Ricordando Sam Dunn
di Riccardo De Gennaro
“Viviamo sopra una polveriera di fantasia che non tarderà a scoppiare”. Potrebbe essere uno slogan del Maggio francese, ma è un pensiero di Bruno Corra, pseudonimo di Bruno Corradini Ginanni, contenuto nel suo romanzo più celebre, “Sam Dunn è morto”, scritto nel 1914. Vi si raccontano le gesta di Sam Dunn, un pazzo visionario, un “ragazzo di genio”, ricco ed elegantissimo, che – al contrario dei futuristi, la corrente alla quale Corra apparteneva – non ama la velocità, ma “lo stare immobile per quattro ore di seguito, silenzioso, imbambolato, estatico”, oppure “tentare ostinatamente di passare attraverso una porta senza aprirla”. Egli stesso, poi, confessa di essersi “molte volte alzato da tavola senza mangiare” perché non ricordava quale metodo seguire “per far passare le vivande dal piatto alla bocca”.

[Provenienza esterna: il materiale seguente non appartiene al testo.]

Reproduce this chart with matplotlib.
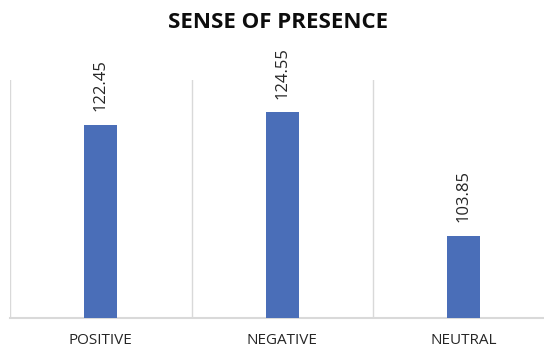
import matplotlib
matplotlib.use("Agg")
import matplotlib.pyplot as plt

categories = ["POSITIVE", "NEGATIVE", "NEUTRAL"]
values = [122.45, 124.55, 103.85]
labels = ["122.45", "124.55", "103.85"]

W, H = 544, 351
fig = plt.figure(figsize=(W / 100, H / 100), dpi=100)
fig.patch.set_facecolor("white")

left_px, right_px, top_px, bottom_px = 10, 554.5, 80, 318
ax = fig.add_axes([left_px / W, (H - bottom_px) / H,
                   (right_px - left_px) / W, (bottom_px - top_px) / H])
ax.set_xlim(-0.5, len(categories) - 0.5)
ax.set_ylim(90, 130)

x = list(range(len(categories)))
ax.bar(x, [v - 90 for v in values], bottom=90, width=0.18, color="#4A6EB8",
       zorder=3)

for xi, v, lab in zip(x, values, labels):
    ax.annotate(lab, (xi, v), xytext=(0, 10), textcoords="offset points",
                rotation=90, ha="center", va="bottom", fontsize=12,
                family="Open Sans", color="#262626")

grid_c = "#D9D9D9"
for b in [-0.5, 0.5, 1.5, 2.5]:
    ax.axvline(b, color=grid_c, lw=1.0, zorder=1)

for s in ["top", "right", "left"]:
    ax.spines[s].set_visible(False)
ax.spines["bottom"].set_color(grid_c)
ax.spines["bottom"].set_linewidth(1.5)

ax.set_yticks([])
ax.set_xticks(x)
ax.set_xticklabels(categories, fontsize=11, family="Open Sans",
                   color="#262626")
ax.tick_params(axis="x", length=0, pad=11)

fig.text(278 / W, 1 - 22 / H, "SENSE OF PRESENCE", ha="center", va="center",
         fontsize=16, fontweight="bold", family="Open Sans", color="#0D0D0D")

fig.savefig("out.png", dpi=100, facecolor="white")
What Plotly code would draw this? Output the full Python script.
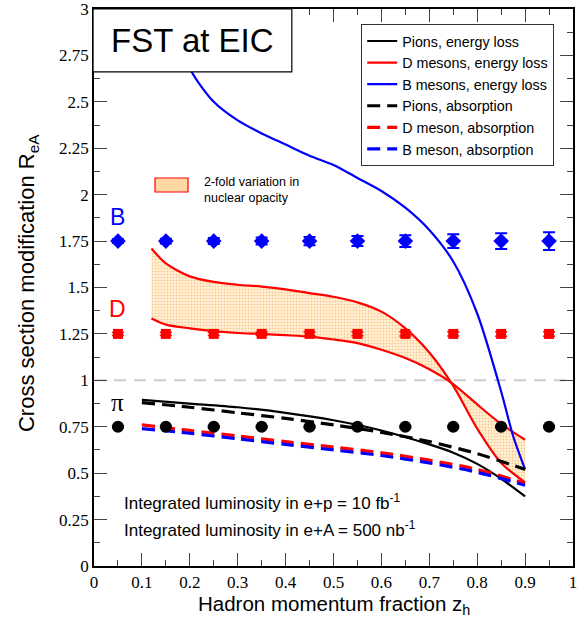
import plotly.graph_objects as go

# ---------------- data ----------------
pt_x = [0.05, 0.15, 0.25, 0.35, 0.45, 0.55, 0.65, 0.75, 0.85, 0.95]
pi_y = [0.75] * 10
pi_err = [0.006] * 10
d_y = [1.25] * 10
d_err = [0.008, 0.008, 0.009, 0.009, 0.010, 0.010, 0.011, 0.011, 0.012, 0.012]
b_y = [1.75] * 10
b_err = [0.010, 0.013, 0.016, 0.019, 0.022, 0.027, 0.032, 0.037, 0.042, 0.048]

b_eloss_x = [0.15, 0.2, 0.25, 0.3, 0.35, 0.4, 0.45, 0.5, 0.55, 0.6, 0.65, 0.7, 0.75, 0.8, 0.85, 0.875, 0.9]
b_eloss_y = [3.05, 2.68, 2.50, 2.40, 2.33, 2.27, 2.21, 2.16, 2.09, 2.02, 1.93, 1.81, 1.64, 1.36, 0.94, 0.70, 0.52]

d_band_x = [0.12, 0.15, 0.2, 0.25, 0.3, 0.35, 0.4, 0.45, 0.5, 0.55, 0.6, 0.65, 0.7, 0.75, 0.8, 0.85, 0.9]
d_band_a = [1.71, 1.63, 1.56, 1.53, 1.515, 1.505, 1.49, 1.47, 1.45, 1.42, 1.37, 1.28, 1.15, 0.97, 0.74, 0.555, 0.45]
d_band_b = [1.333, 1.30, 1.28, 1.265, 1.255, 1.25, 1.243, 1.235, 1.22, 1.20, 1.165, 1.12, 1.06, 0.98, 0.87, 0.765, 0.68]

abs_x = [0.1, 0.2, 0.3, 0.4, 0.5, 0.6, 0.7, 0.8, 0.9]
pi_eloss_x = [0.1, 0.2, 0.3, 0.4, 0.5, 0.6, 0.7, 0.75, 0.8, 0.85, 0.9]
pi_eloss_y = [0.895, 0.875, 0.855, 0.825, 0.785, 0.73, 0.655, 0.61, 0.55, 0.47, 0.375]
pi_abs_y = [0.88, 0.855, 0.825, 0.795, 0.76, 0.72, 0.67, 0.605, 0.52]
d_abs_y = [0.76, 0.73, 0.70, 0.67, 0.64, 0.61, 0.57, 0.52, 0.445]
b_abs_y = [0.74, 0.715, 0.685, 0.655, 0.625, 0.595, 0.555, 0.505, 0.435]

x_ticks = [0, 0.1, 0.2, 0.3, 0.4, 0.5, 0.6, 0.7, 0.8, 0.9, 1]
x_ticktext = ["0", "0.1", "0.2", "0.3", "0.4", "0.5", "0.6", "0.7", "0.8", "0.9", "1"]
y_ticks = [0, 0.25, 0.5, 0.75, 1, 1.25, 1.5, 1.75, 2, 2.25, 2.5, 2.75, 3]
y_ticktext = ["0", "0.25", "0.5", "0.75", "1", "1.25", "1.5", "1.75", "2", "2.25", "2.5", "2.75", "3"]

SANS = "Liberation Sans, Arial, Helvetica, sans-serif"
SERIF = "Liberation Serif, Times New Roman, Times, serif"
DASH = "13px,7px"
SPL = dict(shape="spline", smoothing=0.8)

fig = go.Figure()

# shaded band (D energy loss, 2-fold variation)
fig.add_trace(go.Scatter(x=d_band_x, y=d_band_b, mode="lines", line=dict(color="red", width=2.2, **SPL),
                         showlegend=False, hoverinfo="skip"))
fig.add_trace(go.Scatter(x=d_band_x, y=d_band_a, mode="lines", line=dict(color="red", width=2.2, **SPL),
                         fill="tonexty", fillcolor="rgba(255,214,150,0.55)",
                         fillpattern=dict(shape=".", fgcolor="#f5a030", bgcolor="rgba(255,235,200,0.6)",
                                          size=3, solidity=0.35),
                         showlegend=False, hoverinfo="skip"))

# legend traces and curves
fig.add_trace(go.Scatter(x=pi_eloss_x, y=pi_eloss_y, mode="lines", name="Pions, energy loss",
                         line=dict(color="black", width=2.2, **SPL)))
fig.add_trace(go.Scatter(x=[None], y=[None], mode="lines", name="D mesons, energy loss",
                         line=dict(color="red", width=2.2)))
fig.add_trace(go.Scatter(x=b_eloss_x, y=b_eloss_y, mode="lines", name="B mesons, energy loss",
                         line=dict(color="blue", width=2.2, **SPL)))
fig.add_trace(go.Scatter(x=abs_x, y=pi_abs_y, mode="lines", name="Pions, absorption",
                         line=dict(color="black", width=3.2, dash=DASH, **SPL)))
fig.add_trace(go.Scatter(x=abs_x, y=d_abs_y, mode="lines", name="D meson, absorption",
                         line=dict(color="red", width=3.2, dash=DASH, **SPL)))
fig.add_trace(go.Scatter(x=abs_x, y=b_abs_y, mode="lines", name="B meson, absorption",
                         line=dict(color="blue", width=3.2, dash=DASH, **SPL)))

# projected points
fig.add_trace(go.Scatter(x=pt_x, y=pi_y, mode="markers", showlegend=False,
                         marker=dict(symbol="circle", size=12, color="black"),
                         error_y=dict(type="data", array=pi_err, color="black", thickness=1.5, width=6)))
fig.add_trace(go.Scatter(x=pt_x, y=d_y, mode="markers", showlegend=False,
                         marker=dict(symbol="square", size=10, color="red"),
                         error_y=dict(type="data", array=d_err, color="red", thickness=1.5, width=6)))
fig.add_trace(go.Scatter(x=pt_x, y=b_y, mode="markers", showlegend=False,
                         marker=dict(symbol="diamond", size=12, color="blue"),
                         error_y=dict(type="data", array=b_err, color="blue", thickness=2, width=6)))

shapes = [
    dict(type="line", xref="x", yref="y", x0=0, x1=1, y0=1, y1=1,
         line=dict(color="#cccccc", width=2, dash="12px,8px"), layer="below"),
    # title box
    dict(type="rect", xref="paper", yref="paper", x0=-0.002, x1=0.413, y0=0.887, y1=1.0,
         line=dict(color="black", width=1.2), fillcolor="white", layer="above"),
    # band legend swatch
    dict(type="rect", xref="paper", yref="paper", x0=(155 - 94) / 479, x1=(188 - 94) / 479,
         y0=(566 - 192) / 557, y1=(566 - 178) / 557,
         line=dict(color="red", width=1.2), fillcolor="rgba(255,205,140,0.8)"),
]

annotations = [
    dict(text="FST at EIC", xref="paper", yref="paper", x=(192 - 94) / 479, y=(566 - 41) / 557,
         showarrow=False, font=dict(family=SANS, size=33, color="black"), xanchor="center", yanchor="middle"),
    dict(text="2-fold variation in<br>nuclear opacity", xref="paper", yref="paper",
         x=(202 - 94) / 479, y=(566 - 190) / 557, showarrow=False, align="left",
         font=dict(family=SANS, size=12.5, color="black"), xanchor="left", yanchor="middle"),
    dict(text="B", x=0.05, y=1.88, xref="x", yref="y", showarrow=False,
         font=dict(family=SANS, size=23, color="blue")),
    dict(text="D", x=0.05, y=1.385, xref="x", yref="y", showarrow=False,
         font=dict(family=SANS, size=23, color="red")),
    dict(text="π", x=0.05, y=0.88, xref="x", yref="y", showarrow=False,
         font=dict(family=SERIF, size=25, color="black")),
    dict(text="Integrated luminosity in e+p = 10 fb<sup>-1</sup>", x=0.058, y=0.345, xref="x", yref="y",
         showarrow=False, xanchor="left", font=dict(family=SANS, size=17, color="black")),
    dict(text="Integrated luminosity in e+A = 500 nb<sup>-1</sup>", x=0.058, y=0.2, xref="x", yref="y",
         showarrow=False, xanchor="left", font=dict(family=SANS, size=17, color="black")),
    dict(text="Cross section modification R<sub>eA</sub>", xref="paper", yref="paper",
         x=(28 - 94) / 479, y=0.508, textangle=-90, showarrow=False,
         font=dict(family=SANS, size=22, color="black"), xanchor="center", yanchor="middle"),
    dict(text="Hadron momentum fraction z<sub>h</sub>", xref="paper", yref="paper",
         x=0.5, y=(566 - 605) / 557, showarrow=False,
         font=dict(family=SANS, size=20.5, color="black"), xanchor="center", yanchor="middle"),
]

axis_common = dict(showgrid=False, zeroline=False, showline=True, linecolor="black", linewidth=1.5,
                   mirror="allticks", ticks="inside", ticklen=13, tickwidth=1.2, tickcolor="#444",
                   automargin=False, ticklabeloverflow="allow",
                   tickfont=dict(family=SERIF, size=17, color="black"))

fig.update_xaxes(range=[0, 1], tickvals=x_ticks, ticktext=x_ticktext,
                 minor=dict(ticks="inside", ticklen=6, dtick=0.05, tickcolor="#444", tickwidth=1.2),
                 **axis_common)
fig.update_yaxes(range=[0, 3], tickvals=y_ticks, ticktext=y_ticktext,
                 minor=dict(ticks="inside", ticklen=6, dtick=0.125, tickcolor="#444", tickwidth=1.2),
                 **axis_common)

fig.update_layout(
    width=587, height=623,
    margin=dict(l=94, r=14, t=9, b=57),
    plot_bgcolor="white", paper_bgcolor="white",
    shapes=shapes, annotations=annotations,
    legend=dict(x=(361 - 94) / 479, y=(566 - 24) / 557, xanchor="left", yanchor="top",
                traceorder="normal",
                bgcolor="white", bordercolor="#333", borderwidth=1.2,
                font=dict(family=SANS, size=14.3, color="black"), tracegroupgap=2, itemwidth=30),
)

fig.write_html("out.html")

Il titolo, che ha qualcosa di glorioso, anticipa la fine del racconto: Sam Dunn viene ucciso dalla sua domestica, Rosa André, che gli si siede sopra e lo soffoca. Non senza che Dunn abbia prima dato prova dei suoi poteri occulti con un incantesimo che sconvolge l’intera Parigi, quando accade che la realtà si dibatta “col furore pauroso di un organismo” sul punto di morire, o di rinnovarsi “attraverso una crisi febbrile”. Grazie a questo scatenamento di energie occulte, Parigi conosce la rivoluzione. Succede di tutto: guardie che lanciano smodatamente in aria i loro berretti, operai che insultano anziani signori, vetturini che lanciano i cavalli alla corsa sfrenata, venditori che declamano brani di Hugo e Rimbaud, muli sui pattini, oggetti preziosi che escono in volo dalle gioiellerie e si tuffano nella grande vasca delle Tuileries. Nel frattempo, da tutte le case della Ville Lumière, come obbedendo a una parola d’ordine, fiumi di persone si riversano nelle strade diretti ai boulevard. In particolare, nel Quartiere latino, dove si era formata un corteo di 50mila persone, gli uomini portano tutti la giacca rovesciata.
“Sam Dunn è morto” è più vicino al surrealismo francese che al futurismo italiano, anche se la sua prima pubblicazione (1915) è merito di Marinetti.
La sesta fu pubblicata da Einaudi nella bella collana Einaudi letteratura, nel 1970. La medesima versione è integralmente contenuta in “Zig zag, il romanzo futurista” a cura di Alessandro Masi (Il Saggiatore, 1996), ma entrambe le edizioni sono difficilmente reperibili e Bruno Corra, che dopo Sam Dunn scrisse un po’ di romanzetti commerciali, è completamente dimenticato.
Nelle prime due edizioni il “Sam Dunn”, che consiste in non più di 60 pagine, viene definito dallo stesso Corra “romanzo sintetico”, vale a dire, spiega lo scrittore nella prefazione, “il primo romanzo senza capitoli di preparazione, senza squarci riempitivi, senza particolari oziosi, senza luoghi comuni diluiti e riposanti…” . Perché scrivere cento pagine se ne basta una soltanto?
Possiamo dire che si tratta di un romanzo comico, dove oltre a Dunn, gioca un ruolo decisivo anche il cavalier Angelo Santerni, un “genialoidaccio”, un giramondo, dilapidatore di patrimoni, che apre un hotel a Portorosa, una località immaginaria della Liguria. Anche Santerni è un convogliatore di energie e forze psichiche: Parigi e Portorosa diventano dunque “i due poli di irrealtà della nostra realtà”. Ora non diremo come, ma i due poli entrano quasi immediatamente in rotta di collisione e Dunn, grazie a “un’irresistibile ventata di umorismo”, intuisce la “barocca banalità” che sta “per strangolare la sua rivoluzione lirica”. Ciò che resta è la formazione, nei fiordi della Norvegia, di una colossale montagna d’acqua, che ricorda un cetaceo fosforescente ed è oggi conosciuta col nome di Monte Dunn.
A questo punto non resta che svelare un dettaglio, poco notato dai critici, che consente di parlare del “Sam Dunn” come di un romanzo di fantascienza. La rivoluzione di Parigi, deviata da Santerni “nella più idiota frenesia che si potesse immaginare”, avviene in un futuro piuttosto lontano rispetto al 1914 e collocato nel 1952, per l’esattezza il giorno 5 giugno. E’ la prova che quella previsione si autorealizza nel romanzo stesso: “Viviamo sopra una polveriera di fantasia che non tarderà a scoppiare”.